§ Provided information:
____

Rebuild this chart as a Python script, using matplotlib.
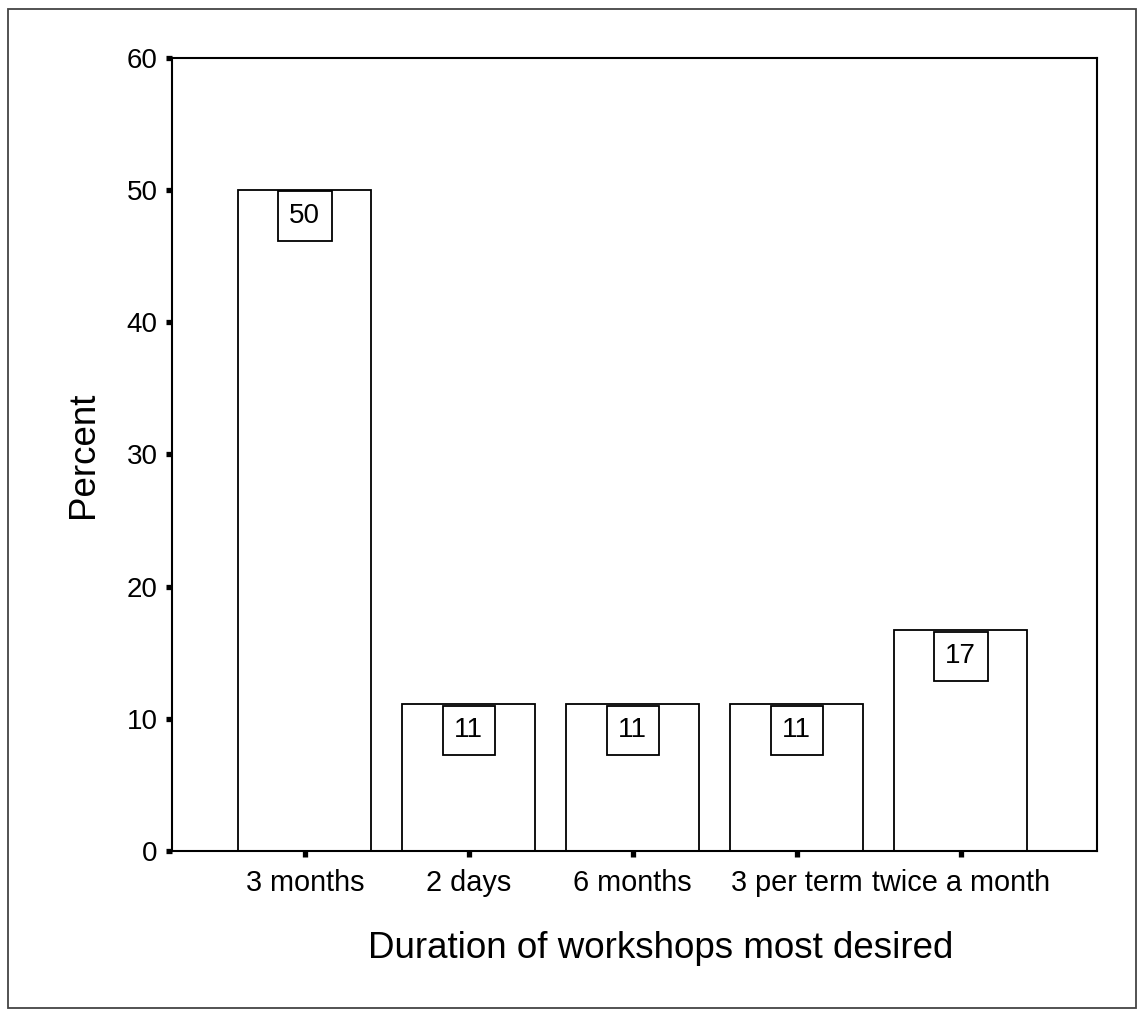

____

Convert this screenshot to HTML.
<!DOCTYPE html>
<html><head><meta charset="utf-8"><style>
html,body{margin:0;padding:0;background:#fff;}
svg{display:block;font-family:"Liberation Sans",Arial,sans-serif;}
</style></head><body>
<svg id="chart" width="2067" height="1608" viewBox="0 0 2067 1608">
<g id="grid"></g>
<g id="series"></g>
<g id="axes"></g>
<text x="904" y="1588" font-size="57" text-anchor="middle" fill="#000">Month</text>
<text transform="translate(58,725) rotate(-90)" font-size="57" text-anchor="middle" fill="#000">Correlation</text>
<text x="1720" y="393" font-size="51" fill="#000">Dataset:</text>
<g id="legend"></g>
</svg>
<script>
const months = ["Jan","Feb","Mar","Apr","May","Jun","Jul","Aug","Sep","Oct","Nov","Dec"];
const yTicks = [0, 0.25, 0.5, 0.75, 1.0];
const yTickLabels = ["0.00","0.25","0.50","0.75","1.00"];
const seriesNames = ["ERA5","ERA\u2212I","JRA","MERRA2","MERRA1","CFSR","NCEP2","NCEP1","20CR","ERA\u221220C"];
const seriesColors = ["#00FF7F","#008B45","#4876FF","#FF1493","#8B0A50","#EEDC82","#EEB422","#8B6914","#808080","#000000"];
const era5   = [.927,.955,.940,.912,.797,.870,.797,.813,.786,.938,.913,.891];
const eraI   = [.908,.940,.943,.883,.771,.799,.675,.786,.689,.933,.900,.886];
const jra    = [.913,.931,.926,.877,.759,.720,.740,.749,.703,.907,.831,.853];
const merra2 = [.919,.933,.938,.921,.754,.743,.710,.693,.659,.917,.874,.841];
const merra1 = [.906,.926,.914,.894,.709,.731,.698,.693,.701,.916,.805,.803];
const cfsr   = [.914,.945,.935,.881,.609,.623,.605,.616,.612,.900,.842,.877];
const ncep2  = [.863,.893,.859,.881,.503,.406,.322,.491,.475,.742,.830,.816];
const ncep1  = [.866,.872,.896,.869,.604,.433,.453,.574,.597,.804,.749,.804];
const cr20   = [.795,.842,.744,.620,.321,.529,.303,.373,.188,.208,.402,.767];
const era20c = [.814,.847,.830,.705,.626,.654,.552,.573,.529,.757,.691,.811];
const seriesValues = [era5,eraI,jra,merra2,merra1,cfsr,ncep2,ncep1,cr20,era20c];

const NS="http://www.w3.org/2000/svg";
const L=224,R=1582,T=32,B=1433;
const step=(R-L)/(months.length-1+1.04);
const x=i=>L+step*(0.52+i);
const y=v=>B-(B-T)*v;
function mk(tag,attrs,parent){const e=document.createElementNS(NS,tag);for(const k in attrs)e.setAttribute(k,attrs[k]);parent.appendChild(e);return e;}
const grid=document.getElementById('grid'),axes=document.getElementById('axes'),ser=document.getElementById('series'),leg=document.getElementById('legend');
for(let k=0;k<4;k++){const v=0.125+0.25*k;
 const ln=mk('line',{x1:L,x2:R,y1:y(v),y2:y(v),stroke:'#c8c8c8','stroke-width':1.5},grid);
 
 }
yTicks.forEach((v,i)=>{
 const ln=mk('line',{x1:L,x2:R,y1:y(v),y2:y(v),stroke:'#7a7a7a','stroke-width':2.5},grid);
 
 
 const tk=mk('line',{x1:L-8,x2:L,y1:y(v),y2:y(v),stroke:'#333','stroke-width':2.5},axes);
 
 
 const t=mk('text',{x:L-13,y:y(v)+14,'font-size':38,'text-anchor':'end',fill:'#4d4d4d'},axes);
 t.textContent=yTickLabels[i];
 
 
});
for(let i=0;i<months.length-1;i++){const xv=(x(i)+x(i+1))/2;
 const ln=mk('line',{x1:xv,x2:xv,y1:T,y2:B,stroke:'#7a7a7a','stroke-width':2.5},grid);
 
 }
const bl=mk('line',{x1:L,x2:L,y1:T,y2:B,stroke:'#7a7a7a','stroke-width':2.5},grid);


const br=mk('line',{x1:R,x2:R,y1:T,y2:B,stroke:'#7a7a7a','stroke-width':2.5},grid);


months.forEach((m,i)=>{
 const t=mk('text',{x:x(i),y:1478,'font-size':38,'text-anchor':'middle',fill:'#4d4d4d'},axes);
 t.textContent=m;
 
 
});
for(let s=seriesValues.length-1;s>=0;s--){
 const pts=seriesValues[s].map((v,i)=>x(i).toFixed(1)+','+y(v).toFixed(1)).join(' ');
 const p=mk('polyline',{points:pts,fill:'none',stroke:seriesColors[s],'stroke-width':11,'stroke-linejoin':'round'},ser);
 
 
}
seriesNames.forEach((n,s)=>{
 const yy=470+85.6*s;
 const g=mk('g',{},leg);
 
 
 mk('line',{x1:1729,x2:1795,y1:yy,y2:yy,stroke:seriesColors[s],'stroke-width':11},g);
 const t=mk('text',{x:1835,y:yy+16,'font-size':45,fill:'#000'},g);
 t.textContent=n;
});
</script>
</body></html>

____

§ Job:
Gather up every line in the data above that contains the word "chart", copying each one.

§ Worked answer:
Rebuild this chart as a Python script, using matplotlib.
<svg id="chart" width="2067" height="1608" viewBox="0 0 2067 1608">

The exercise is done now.